Ho Chi Minh City Department of Health's plan on developing medical emergency service system in this year and calling for private sector's investment for the field will help improve the service's quality and raise popularity.
In 2013, only around one percent of 831,499 those hospitalised for emergency aid were brought to hospitals by ambulances, according to the department's statistic.
Many of them died on the way or got disabilities in the rest of their life because of not ensuring proper medical care during transporting.
Speaking at a recent meeting, Dr Nguyen Ngoc Duy, the department's Head of General Planning Division, said that providing emergency aid to patients on the spot and quickly transporting them to the nearest health facilities was critical to ensure safety.
Developing medical emergency services, including pre-hospital emergency systems, was one of 10 solutions which the department would focus on to improve quality of health examination and treatment, Duy said.
The 115 Medical Emergency Centre last year set up two satellite emergency aid stations at Binh Tan Hospital in Binh Tan district and Saigon General Hospital in District 1.
"Establishment of the stations meets resident's demand. Last year, the centre received 9,795 calls," he said.
"However, the number of stations is too low compared to the city's population of 10 million, including migrants and an increase in the number of the elderly," he added.
Anther problem is traffic jams, particularly in rush hours, that prevent timely arrival at hospitals.
As part of the department's plan, the centre this year will have at least three more stations in the districts of Hoc Mon, Thu Duc and 7.
He said it was necessary to ensure a sufficient number of doctors and nurses as well as ambulances for these centres.
Dr Tang Chi Thuong, the department's deputy head, however, said it was difficult to recruit personnel to work in emergency aid.
"We will create more paramedic jobs by offering courses to people in HCM City," Thuong said, adding that such training had never been conducted in Vietnam.
He said that Australian universities would provide professional assistance to the city's Pham Ngoc Thach Medical University to set up international standards.
The department has also encouraged private universities with medical majors to offer training in emergency care.
Dr Le Truong Giang, Chairman of the Public Health Association, said that a large investment from the private sector was needed to help develop the city's emergency system.
Thuong said that the department was considering ways to attract investment from the sector.
On February 26, the Van Khang SOS Company launched an SOS emergency centre.
Le Truong Minh, the centre's deputy director, said it would connect to the city's 115 Centre to serve people better.

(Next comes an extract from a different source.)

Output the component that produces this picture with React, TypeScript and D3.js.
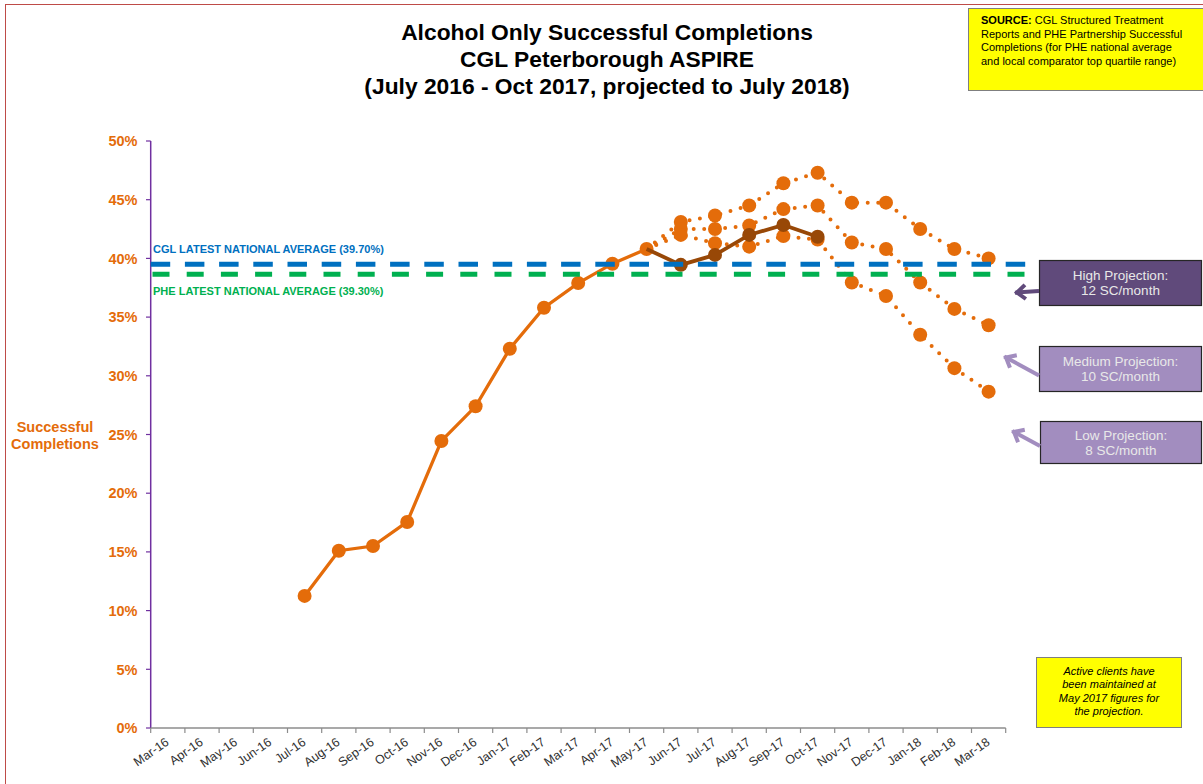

In cases of disasters and natural calamities in the city and neighbouring provinces, it also would be part of the city's first responder care, he said.

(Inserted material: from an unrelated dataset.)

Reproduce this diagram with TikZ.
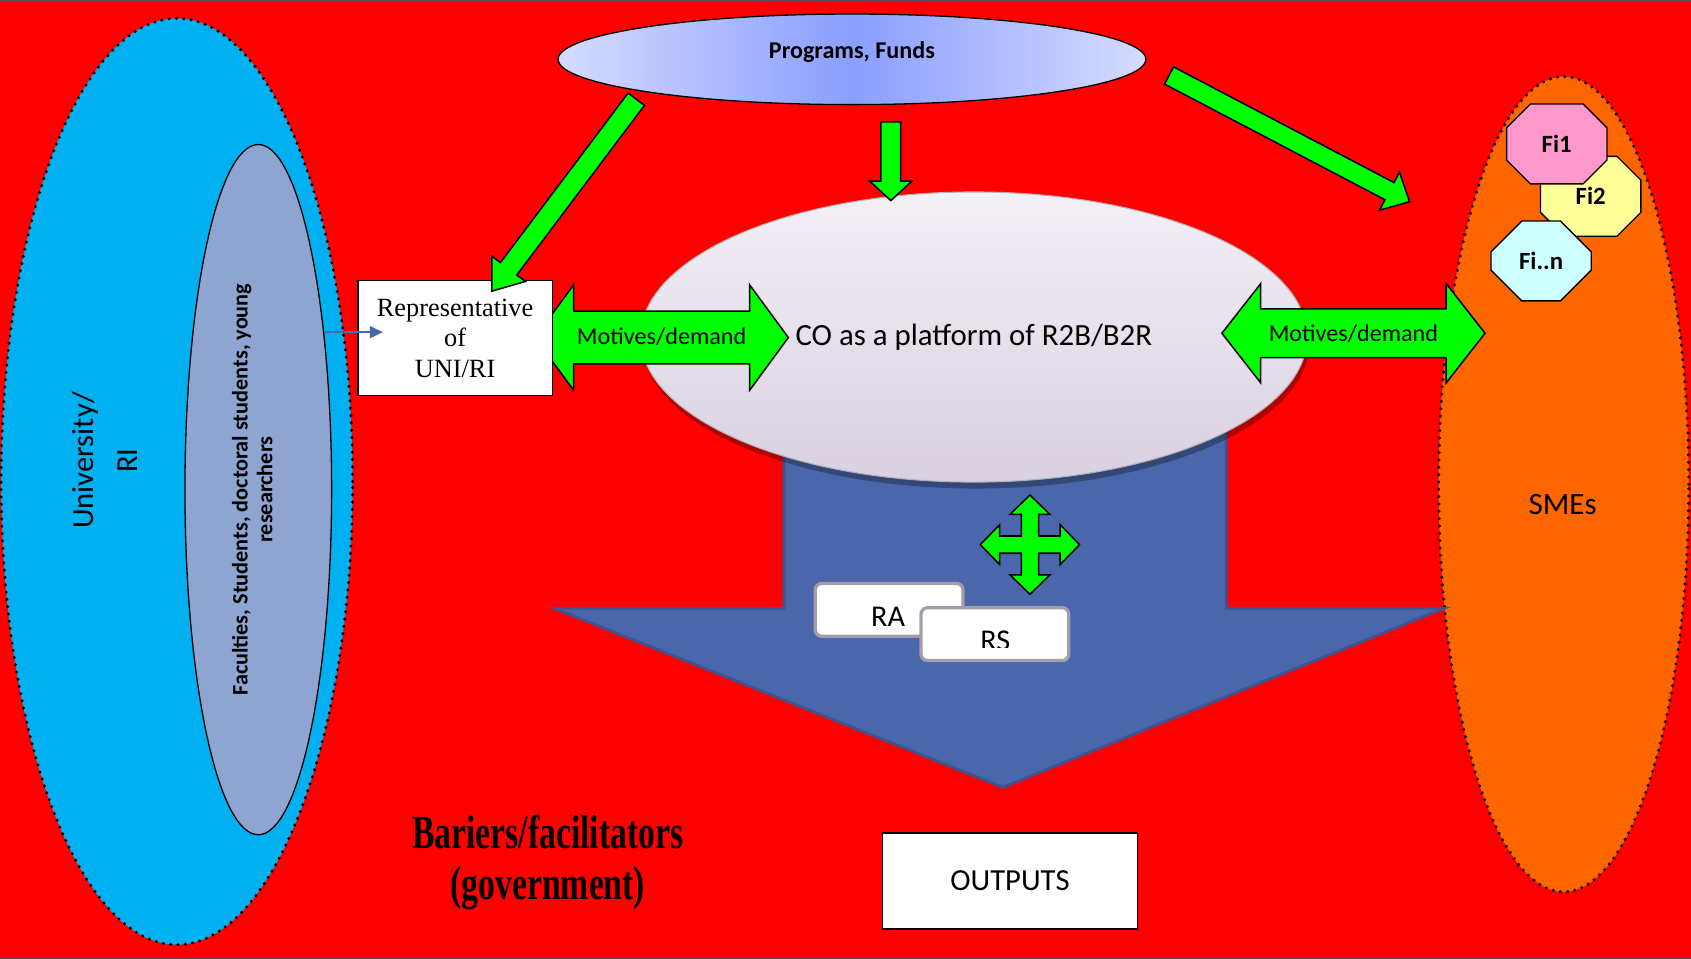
\documentclass[tikz,border=0pt]{standalone}
\usepackage{fontspec}
\setmainfont{Carlito}
\newfontfamily\tnr{Liberation Serif}
\newfontfamily\tnrcond[FakeStretch=0.71]{Liberation Serif}
\usetikzlibrary{shapes.geometric,shapes.misc,calc,arrows.meta,shadows}
\definecolor{bgred}{HTML}{FF0000}
\definecolor{unicyan}{HTML}{00B0F0}
\definecolor{facblue}{HTML}{8FA5D1}
\definecolor{smeorange}{HTML}{FF6600}
\definecolor{agreen}{HTML}{00FF00}
\definecolor{bigblue}{HTML}{4A67AC}
\definecolor{bigblueedge}{HTML}{3C5592}
\definecolor{pfcenter}{HTML}{8A9EFF}
\definecolor{pfedge}{HTML}{D6DCFF}
\definecolor{cotop}{HTML}{F3F0F6}
\definecolor{cobot}{HTML}{D9D0E1}
\definecolor{fione}{HTML}{FF99CC}
\definecolor{fitwo}{HTML}{FFFF99}
\definecolor{fin}{HTML}{CCFFFF}
\definecolor{rgray}{HTML}{A39DAB}
\definecolor{framegray}{HTML}{505050}

% block arrow: #1 tail, #2 tip, #3 shaft half width, #4 head half width, #5 head length
\newcommand\blockarrow[5]{%
  \path ($(#2)!#5!(#1)$) coordinate (hb);
  \draw[garrow] ($(#1)!#3!90:(#2)$) -- ($(hb)!#3!90:(#2)$) -- ($(hb)!#4!90:(#2)$) -- (#2)
    -- ($(hb)!#4!-90:(#2)$) -- ($(hb)!#3!-90:(#2)$) -- ($(#1)!#3!-90:(#2)$) -- cycle;}
% double arrow: #1 left tip, #2 right tip, #3 shaft half, #4 head half, #5 head length
\newcommand\dblarrow[5]{%
  \path ($(#1)!#5!(#2)$) coordinate (hl) ($(#2)!#5!(#1)$) coordinate (hr);
  \draw[garrow] (#1) -- ($(hl)!#4!90:(#2)$) -- ($(hl)!#3!90:(#2)$) -- ($(hr)!#3!-90:(#1)$)
    -- ($(hr)!#4!-90:(#1)$) -- (#2) -- ($(hr)!#4!90:(#1)$) -- ($(hr)!#3!90:(#1)$)
    -- ($(hl)!#3!-90:(#2)$) -- ($(hl)!#4!-90:(#2)$) -- cycle;}

\begin{document}
\begin{tikzpicture}[x=0.5pt,y=-0.5pt,
  dottedborder/.style={draw=black, line width=1.6pt, dash pattern=on 0pt off 3.4pt, line cap=round},
  garrow/.style={fill=agreen, draw=black, line width=0.7pt, line join=miter},
  oct/.style={chamfered rectangle, chamfered rectangle xsep=9pt, chamfered rectangle ysep=10.5pt,
    draw=black, line width=0.6pt, minimum width=46.5pt, minimum height=37pt, inner sep=0pt,
    font=\bfseries\fontsize{11.5}{13}\selectfont},
  rbox/.style={draw=rgray, line width=1.5pt, fill=white, rounded corners=3pt,
    minimum width=68.5pt, minimum height=24.5pt, inner sep=0pt},
  wbox/.style={draw=black, line width=0.6pt, fill=white, inner sep=0pt}]
\useasboundingbox (0,0) rectangle (1568,889.2);
\fill[bgred] (0,0) rectangle (1568,889.2);

% University / RI
\node[ellipse, fill=unicyan, dottedborder, minimum width=163pt, minimum height=429.5pt, inner sep=0pt] (uni) at (164,446.5) {};
\node[ellipse, fill=facblue, draw=black, line width=0.6pt, minimum width=68pt, minimum height=320pt, inner sep=0pt] (fac) at (239.5,454) {};
\node[rotate=90, align=center, font=\fontsize{14.2}{20.5}\selectfont] (unitext) at (97,427) {University/\\RI};
\node[rotate=90, align=center, font=\bfseries\fontsize{10.3}{11.5}\selectfont] (factext) at (234,454) {Faculties, Students, doctoral students, young\\researchers};

% SMEs
\node[ellipse, fill=smeorange, dottedborder, minimum width=116pt, minimum height=378pt, inner sep=0pt] (sme) at (1450,449) {};
\node[font=\fontsize{14.4}{17}\selectfont] (smetext) at (1449,468) {SMEs};
\node[oct, fill=fitwo] (fi2) at (1475,182) {Fi2};
\node[oct, fill=fione] (fi1) at (1443.5,133.5) {Fi1};
\node[oct, fill=fin] (fin) at (1429,242) {Fi..n};

% big blue down arrow
\draw[fill=bigblue, draw=bigblueedge, line width=1.3pt, line join=miter]
  (727,400) -- (727,564) -- (514,564) -- (930,730) -- (1339,564) -- (1137,564) -- (1137,400) -- cycle;

% CO platform
\node[ellipse, draw=gray!60, line width=0.5pt, top color=cotop, bottom color=cobot,
  drop shadow={shadow xshift=1pt, shadow yshift=-3pt, opacity=0.3, fill=black},
  minimum width=309pt, minimum height=134.5pt, inner sep=0pt,
  font=\fontsize{14.3}{17}\selectfont] (co) at (903,312.5) {CO as a platform of R2B/B2R};

% Programs, Funds
\node[ellipse, draw=black, line width=0.6pt, left color=pfedge, right color=pfedge, middle color=pfcenter,
  minimum width=272.5pt, minimum height=42pt, inner sep=0pt] (pf) at (790,55) {};
\node[font=\bfseries\fontsize{11.2}{13}\selectfont] (pftext) at (790,48) {Programs, Funds};

% green arrows from Programs
\coordinate (a2s) at (826,113); \coordinate (a2e) at (826,186);
\blockarrow{a2s}{a2e}{4.6pt}{9.75pt}{9pt}
\coordinate (a3s) at (1084,70); \coordinate (a3e) at (1307,187);
\blockarrow{a3s}{a3e}{4.5pt}{10pt}{10.5pt}

% Motives/demand left
\coordinate (m1l) at (496,313); \coordinate (m1r) at (731,313);
\dblarrow{m1l}{m1r}{12.25pt}{24.5pt}{18pt}
\node[font=\fontsize{11.2}{13}\selectfont] (m1text) at (613.5,312) {Motives/demand};

% Representative box
\node[wbox, minimum width=90pt, minimum height=53.5pt, align=center,
  font=\tnr\fontsize{12.2}{14.2}\selectfont] (rep) at (422,313.5) {Representative\\of\\UNI/RI};

\coordinate (a1s) at (590,92); \coordinate (a1e) at (456,270);
\blockarrow{a1s}{a1e}{4.75pt}{9.75pt}{13pt}

% small arrow from faculties to representative
\coordinate (sb1) at (301,308); \coordinate (sb2) at (355,308);
\draw[draw=bigblue, line width=0.9pt, -{Triangle[length=6pt,width=5.5pt]}] (sb1) -- (sb2);

% Motives/demand right
\coordinate (m2l) at (1133,309); \coordinate (m2r) at (1377,309);
\dblarrow{m2l}{m2r}{11.25pt}{23pt}{18pt}
\node[font=\fontsize{11.2}{13}\selectfont] (m2text) at (1255,309) {Motives/demand};

% four-way arrow
\coordinate (c4) at (955,505);
\begin{scope}[shift={(c4)}, x=1pt, y=1pt]
\draw[garrow] (4,4) -- (4,14) -- (9.25,14) -- (0,23) -- (-9.25,14) -- (-4,14) -- (-4,4)
  -- (-14,4) -- (-14,9.25) -- (-23,0) -- (-14,-9.25) -- (-14,-4) -- (-4,-4)
  -- (-4,-14) -- (-9.25,-14) -- (0,-23) -- (9.25,-14) -- (4,-14) -- (4,-4)
  -- (14,-4) -- (14,-9.25) -- (23,0) -- (14,9.25) -- (14,4) -- cycle;
\end{scope}

% RA / RS
\node[rbox] (ra) at (824.5,565.5) {};
\node[anchor=base, font=\fontsize{14}{16}\selectfont, inner sep=0pt] (ratext) at (823.5,581) {RA};
\node[rbox] (rs) at (922.5,588) {};
\begin{scope}
\clip (854,545) rectangle (991,600);
\node[anchor=base, font=\fontsize{14}{16}\selectfont, inner sep=0pt] (rstext) at (923,603) {RS};
\end{scope}

% OUTPUTS
\node[wbox, minimum width=118.5pt, minimum height=44.5pt, font=\fontsize{14.2}{17}\selectfont] (out) at (936.5,817) {OUTPUTS};

% Bariers/facilitators
\node[align=center, font=\tnrcond\bfseries\fontsize{22}{23.75}\selectfont] (bar) at (508,800) {Bariers/facilitators\\(government)};

% frame lines
\draw[framegray, line width=0.8pt] (0,0.8) -- (1568,0.8);
\draw[framegray, line width=0.8pt] (0,888.4) -- (1568,888.4);
\end{tikzpicture}
\end{document}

Giang said that the Van Khang SOS had signed an agreement with the city's Red Cross Society to provide help in emergency aid cases.
The society had set up 1,000 emergency stations, he said, adding that many of them had not been sufficiently equipped with devices for emergency aids.
In the agreement, the centre would provide devices like mobile phones to staff at 200 stations.
Patients in need of emergency care can press an SOS button on their device to ask for assistance from the centre.
The Van Khang SOS Centre, whose system operates in districts 1, 3, 5, 10 and Phu Nhuan, will expand its services beginning in May.
The SOS Centre will provide specialised devices to both patients and staff. The device connects the mobile phones of doctors and nurses and patients' relatives.
The service will first be directed toward patients with chronic conditions and the elderly.
The mobile phones will have a positioning system, which will allow the doctor to know the location of the patient.
In case of emergency, the centre's doctors and nurses will leave by motorbike, rather than by ambulance, to reach the destination quickly.
The motorbike will be able to travel quickly through narrow alleys.
The motorbikes are equipped with equipment for emergency aid, such as mini oxygen containers, electrocardiogram machines and other devices.
"On the way, the doctor will be able to give guidance to people on the phone and help them provide assistance to the patient," Minh said.
Ron McDaniel, Senior Vice President of Priority Dispatch Corp, which provides emergency dispatch technologies in the US, said that it was important to give patients instructions while they wait for ambulances to come to their home.
McDaniel spoke at a recent graduation ceremony of the first emergency medical dispatcher course in Vietnam at HCM City-based Family Medical Practice Vietnam.
The Family Medical Practice clinic this year will launch an emergency medical response centre in HCM City that will provide further medical advice to patients or their relatives who call for emergency aid as they wait for an ambulance.
Its clinics nationwide have fully equipped ambulances on stand-by 24 hours a day.
The ambulances are used as responders to emergency medical services within the city. They also can transfer up to two patients with complicated cases from around the country.